Franciacorta (the name means either "little France" or "tax-free zone," depending on the publication consulted) is located in the "gentle" hills in the area of Brescia and is bounded thusly: to the east by rocky hills; to the west by the Oglio River; to the north by Lake Iseo and the foothills of Alpi Retiche; and to the south by the Brescia-Bergamo Highway. The region lies in an amphitheater which was carved out by a falling glacier and encompasses all or part of 19 Brescian municipalities. The zone is approximately 18,000 hectares in size with 2665 hectares under vine.
Franciacorta is mild in the winter and hot in the summer. The climate is moderated by winds blowing in off Lakes Iseo and Garde which protect the region from the autumnal and hibernial fogs that threaten from the Brescian plains. Rainfall in the region is concentrated in the spring and fall.
Thanks to exhaustive zoning studies conducted in the region in the late 1990s by the University of Milan, a very clear picture of soil differentials -- and the differing contributions of each type to the finished product -- has been established. The figure below shows that the combination of landscape units (formations by geologic era) and soil types results in six distinct regional terroirs. The figure illustrates that the soil, vegetative productive, qualitative, and organoleptic characteristics of each terroir has also been identified. The details of those characteristics are contained in the table following.
|Formulation of Terroirs Derived from Franciacorta: un vino, una terra, p. 28-33|
|Characteristics of Franciacorta Terroirs. Derived from Franciacorta: un vino, una terra, p. 28-33|
The sparkling wine is produced under the DOCG classification from Chardonnay, Pinot Noir, and Pinot Bianco grapes. As indicated previously, the wines are produced using the classic method and, depending on the terroir in which it was grown, or the blend of terroirs, will exhibit some subset of the organoleptic qualities indicated in the last column of the table above.
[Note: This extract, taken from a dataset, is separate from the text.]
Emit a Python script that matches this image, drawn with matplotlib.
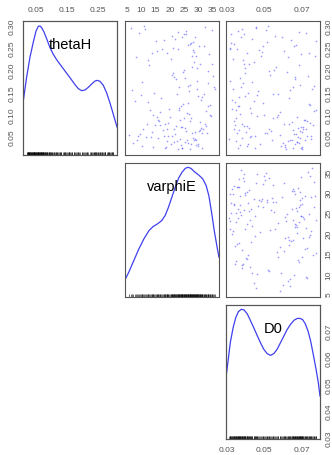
import matplotlib.pyplot as plt
import numpy as np

plt.rcParams['font.family'] = ['Liberation Sans', 'DejaVu Sans']

names = ['thetaH', 'varphiE', 'D0']

thetaH = [0.034, 0.212, 0.067, 0.145, 0.052, 0.281, 0.098, 0.023, 0.176, 0.243,
          0.071, 0.118, 0.296, 0.045, 0.189, 0.061, 0.257, 0.132, 0.029, 0.088,
          0.163, 0.039, 0.232, 0.075, 0.108, 0.271, 0.056, 0.201, 0.141, 0.027,
          0.249, 0.083, 0.048, 0.167, 0.292, 0.064, 0.124, 0.036, 0.218, 0.093,
          0.058, 0.265, 0.152, 0.021, 0.079, 0.237, 0.113, 0.043, 0.184, 0.069,
          0.285, 0.031, 0.136, 0.254, 0.091, 0.049, 0.207, 0.073, 0.158, 0.026,
          0.103, 0.226, 0.062, 0.299, 0.041, 0.171, 0.086, 0.245, 0.119, 0.054,
          0.033, 0.193, 0.077, 0.262, 0.147, 0.066, 0.024, 0.229, 0.101, 0.287,
          0.057, 0.128, 0.038, 0.215, 0.081, 0.274, 0.046, 0.161, 0.096, 0.251,
          0.022, 0.068, 0.139, 0.197, 0.052, 0.233, 0.109, 0.035, 0.278, 0.074,
          0.155, 0.044, 0.241, 0.087, 0.028, 0.179, 0.063, 0.294, 0.121, 0.051,
          0.259, 0.037, 0.099, 0.205, 0.072, 0.143, 0.025, 0.268, 0.059, 0.186,
          0.115, 0.047, 0.247, 0.079, 0.032, 0.165, 0.223, 0.065, 0.283, 0.094,
          0.042, 0.131, 0.274, 0.055, 0.199, 0.084, 0.238, 0.030, 0.149, 0.070,
          0.289, 0.106, 0.061, 0.173, 0.039, 0.255, 0.126, 0.050, 0.214, 0.078,
          0.024, 0.240, 0.092, 0.157, 0.066, 0.297, 0.043, 0.182, 0.111, 0.263]

varphiE = [27.3, 12.8, 31.6, 22.4, 8.9, 25.7, 34.1, 18.2, 29.5, 15.6,
           24.1, 33.2, 6.4, 28.8, 20.7, 13.9, 26.2, 30.9, 10.3, 23.5,
           35.4, 19.1, 27.9, 16.7, 32.5, 21.8, 9.6, 25.1, 29.9, 14.2,
           22.9, 30.4, 11.7, 27.0, 34.8, 17.5, 24.6, 7.2, 28.3, 20.1,
           31.2, 15.1, 26.6, 23.0, 12.1, 33.7, 19.8, 28.6, 21.4, 25.4,
           9.1, 29.2, 17.0, 32.0, 24.9, 13.4, 27.6, 22.1, 35.9, 18.7,
           26.0, 20.4, 30.2, 11.0, 25.9, 33.5, 16.3, 28.1, 23.8, 5.8,
           29.7, 21.1, 14.7, 27.4, 31.9, 18.9, 24.3, 8.3, 26.8, 22.7,
           33.0, 12.5, 25.3, 30.6, 19.5, 28.9, 15.9, 23.2, 34.4, 21.0,
           27.1, 10.7, 31.3, 24.7, 17.8, 29.0, 13.1, 26.4, 20.9, 32.8,
           6.9, 23.6, 28.4, 16.0, 30.0, 22.2, 25.6, 11.4, 33.9, 19.3,
           26.9, 21.6, 14.0, 29.4, 24.0, 9.9, 31.4, 18.0, 27.7, 35.1,
           23.3, 28.0, 17.2, 32.3, 20.3, 26.5, 12.3, 30.7, 25.0, 15.4,
           29.1, 7.7, 24.4, 21.9, 33.4, 27.2, 19.0, 23.9, 14.5, 31.0,
           25.8, 16.6, 28.7, 10.1, 22.6, 30.3, 26.3, 20.6, 34.6, 18.4,
           24.2, 13.6, 27.5, 29.6, 21.3, 32.2, 8.6, 25.2, 23.1, 28.2]

D0 = [0.0412, 0.0684, 0.0337, 0.0571, 0.0726, 0.0389, 0.0498, 0.0651, 0.0315, 0.0603,
      0.0695, 0.0362, 0.0457, 0.0748, 0.0531, 0.0402, 0.0669, 0.0329, 0.0588, 0.0712,
      0.0377, 0.0624, 0.0483, 0.0341, 0.0763, 0.0436, 0.0657, 0.0552, 0.0394, 0.0703,
      0.0318, 0.0645, 0.0421, 0.0689, 0.0509, 0.0367, 0.0736, 0.0597, 0.0445, 0.0672,
      0.0354, 0.0776, 0.0468, 0.0615, 0.0383, 0.0698, 0.0326, 0.0541, 0.0661, 0.0419,
      0.0721, 0.0372, 0.0634, 0.0491, 0.0348, 0.0679, 0.0563, 0.0407, 0.0753, 0.0612,
      0.0431, 0.0333, 0.0692, 0.0519, 0.0647, 0.0386, 0.0729, 0.0472, 0.0358, 0.0581,
      0.0666, 0.0396, 0.0758, 0.0322, 0.0544, 0.0705, 0.0449, 0.0628, 0.0371, 0.0687,
      0.0505, 0.0343, 0.0673, 0.0416, 0.0741, 0.0592, 0.0381, 0.0655, 0.0463, 0.0319,
      0.0699, 0.0527, 0.0365, 0.0619, 0.0428, 0.0771, 0.0349, 0.0683, 0.0558, 0.0392,
      0.0639, 0.0313, 0.0486, 0.0715, 0.0405, 0.0662, 0.0536, 0.0378, 0.0744, 0.0451,
      0.0336, 0.0676, 0.0575, 0.0399, 0.0708, 0.0461, 0.0361, 0.0641, 0.0512, 0.0733,
      0.0425, 0.0691, 0.0352, 0.0606, 0.0477, 0.0766, 0.0388, 0.0653, 0.0324, 0.0568,
      0.0718, 0.0443, 0.0375, 0.0667, 0.0524, 0.0339, 0.0739, 0.0608, 0.0414, 0.0681,
      0.0357, 0.0584, 0.0702, 0.0434, 0.0346, 0.0659, 0.0495, 0.0751, 0.0391, 0.0629,
      0.0693, 0.0408, 0.0547, 0.0331, 0.0724, 0.0455, 0.0636, 0.0369, 0.0778, 0.0516]

# density curves (height as fraction of the panel)
dens_thetaH_x = [0.0081, 0.0146, 0.0199, 0.0307, 0.0414, 0.0500, 0.0576, 0.0629, 0.0683, 0.0758,
                 0.0844, 0.0952, 0.1059, 0.1167, 0.1274, 0.1436, 0.1597, 0.1758, 0.1866, 0.1973,
                 0.2081, 0.2188, 0.2296, 0.2403, 0.2479, 0.2565, 0.2672, 0.2780, 0.2887, 0.2995,
                 0.3113]
dens_thetaH_y = [0.388, 0.495, 0.582, 0.731, 0.843, 0.925, 0.960, 0.963, 0.950, 0.918,
                 0.868, 0.801, 0.751, 0.711, 0.677, 0.627, 0.577, 0.525, 0.495, 0.480,
                 0.485, 0.505, 0.530, 0.552, 0.557, 0.550, 0.520, 0.463, 0.388, 0.303,
                 0.209]
dens_varphiE_x = [4.29, 5.59, 7.36, 9.12, 10.89, 12.66, 14.08, 15.61, 17.14, 18.32,
                  19.50, 20.68, 21.86, 23.04, 24.22, 25.40, 26.34, 27.40, 28.58, 30.12,
                  31.53, 32.71, 33.65, 34.60, 35.54, 36.48, 37.20]
dens_varphiE_y = [0.129, 0.184, 0.271, 0.358, 0.433, 0.495, 0.525, 0.545, 0.570, 0.607,
                  0.669, 0.744, 0.818, 0.886, 0.930, 0.960, 0.968, 0.960, 0.935, 0.910,
                  0.881, 0.831, 0.756, 0.632, 0.495, 0.378, 0.296]
dens_D0_x = [0.0295, 0.0306, 0.0318, 0.0333, 0.0347, 0.0361, 0.0377, 0.0391, 0.0408, 0.0425,
             0.0443, 0.0461, 0.0479, 0.0497, 0.0515, 0.0533, 0.0550, 0.0568, 0.0586, 0.0604,
             0.0622, 0.0640, 0.0658, 0.0676, 0.0690, 0.0704, 0.0718, 0.0733, 0.0747, 0.0761,
             0.0776, 0.0788, 0.0797]
dens_D0_y = [0.458, 0.582, 0.719, 0.831, 0.905, 0.950, 0.968, 0.963, 0.935, 0.886,
             0.831, 0.774, 0.719, 0.669, 0.637, 0.624, 0.637, 0.669, 0.719, 0.769,
             0.818, 0.856, 0.886, 0.900, 0.900, 0.891, 0.861, 0.806, 0.731, 0.632,
             0.520, 0.420, 0.321]

data = [thetaH, varphiE, D0]
dens = [(dens_thetaH_x, dens_thetaH_y), (dens_varphiE_x, dens_varphiE_y), (dens_D0_x, dens_D0_y)]
lims = [(0.0081, 0.3113), (4.29, 37.2), (0.0295, 0.0797)]
top_ticks = [[0.05, 0.15, 0.25], [5, 10, 15, 20, 25, 30, 35], [0.03, 0.05, 0.07]]
side_ticks = [[0.05, 0.10, 0.15, 0.20, 0.25, 0.30], [5, 10, 15, 20, 25, 30, 35],
              [0.03, 0.04, 0.05, 0.06, 0.07]]
fmts = ['%.2f', '%d', '%.2f']

W, H = 332, 456
lefts = [23, 125, 226]
tops = [22, 164, 306]
pw, ph = 94, 134
tcol = '#555555'
fs = 6

fig = plt.figure(figsize=(W/100, H/100), dpi=100)


def style(ax):
    for s in ax.spines.values():
        s.set_color('#555555')
        s.set_linewidth(0.8)
    ax.set_xticks([])
    ax.set_yticks([])
    ax.tick_params(length=0, labelsize=fs, labelcolor=tcol, pad=6)


def side_labels(ax, k, side):
    ax.set_yticks(side_ticks[k])
    ax.set_yticklabels([fmts[k] % t for t in side_ticks[k]], rotation=90, va='center')
    if side == 'right':
        ax.yaxis.tick_right()
        pad = 4
    else:
        ax.yaxis.tick_left()
        pad = 5
    ax.tick_params(axis='y', length=0, labelsize=fs, labelcolor=tcol, pad=pad)


for i in range(3):
    for j in range(i, 3):
        rect = (lefts[j]/W, 1 - (tops[i]+ph)/H, pw/W, ph/H)
        ax = fig.add_axes(rect)
        style(ax)
        ax.set_xlim(lims[j])
        if i == j:
            ax.set_ylim(0, 1)
            ax.plot(dens[i][0], dens[i][1], color='#4040ee', lw=0.9)
            ax.vlines(data[i], 0, 0.025, color='black', lw=0.4)
            ax.text(0.5, 0.83, names[i], transform=ax.transAxes, ha='center',
                    va='center', fontsize=10.5)
            if i == 0:
                tw = ax.twinx()
                style(tw)
                tw.set_ylim(lims[0])
                side_labels(tw, 0, 'left')
            if i == 2:
                tw = ax.twinx()
                style(tw)
                tw.set_ylim(lims[2])
                side_labels(tw, 2, 'right')
                ax.set_xticks(top_ticks[2])
                ax.set_xticklabels([fmts[2] % t for t in top_ticks[2]])
                ax.tick_params(axis='x', length=0, labelsize=fs, labelcolor=tcol, pad=5)
        else:
            ax.set_ylim(lims[i])
            ax.plot(data[j], data[i], 'o', ms=1.2, mew=0, color='#4848ff', alpha=0.55)
            if j == 2:
                side_labels(ax, i, 'right')
        if i == 0:
            ax.xaxis.tick_top()
            ax.set_xticks(top_ticks[j])
            ax.set_xticklabels([fmts[j] % t for t in top_ticks[j]])
            ax.tick_params(axis='x', length=0, labelsize=fs, labelcolor=tcol, pad=6)

fig.savefig('out.png', dpi=100)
The wines can be either non-vintage (white, Rosé), vintage (white or Rosé), Riserva (white, Rosé, or Satèn), or Satèn. Non-vintage wines are aged for a minimum of 25 months with 18 of those months being on the lees in the bottle. Vintage wines are aged for a minimum of 37 months with 30 of those months being in the bottle on the lees. In addition, a minimum of 85% of the wine must be from a single vintage. Riserva wines are aged for 5 years on the lees. Satèn is made from Chardonnay and Pinot Bianco and, as a result of lower bottle pressure, manifests a satiny feel with tinier bubbles. Rosés must contain a minimum of 25% Pinot Nero. Wines are labeled in terms of sweetness much the same as is the practice for Champagne.
Still wines are produced in the zone under the Curtefranca DOC. White grapes are produced as blends or varietals from Chardonnay and Pinot Bianco while reds are produced from Cabernet Sauvignon, Cabernet Franc, Merlot, Nebbiolo, and Barbera.
The most respected producers in the region are Bellavista, Berlucchi, Ca' del Bosco, Cavalleri, Facoli, and Monte Rossa.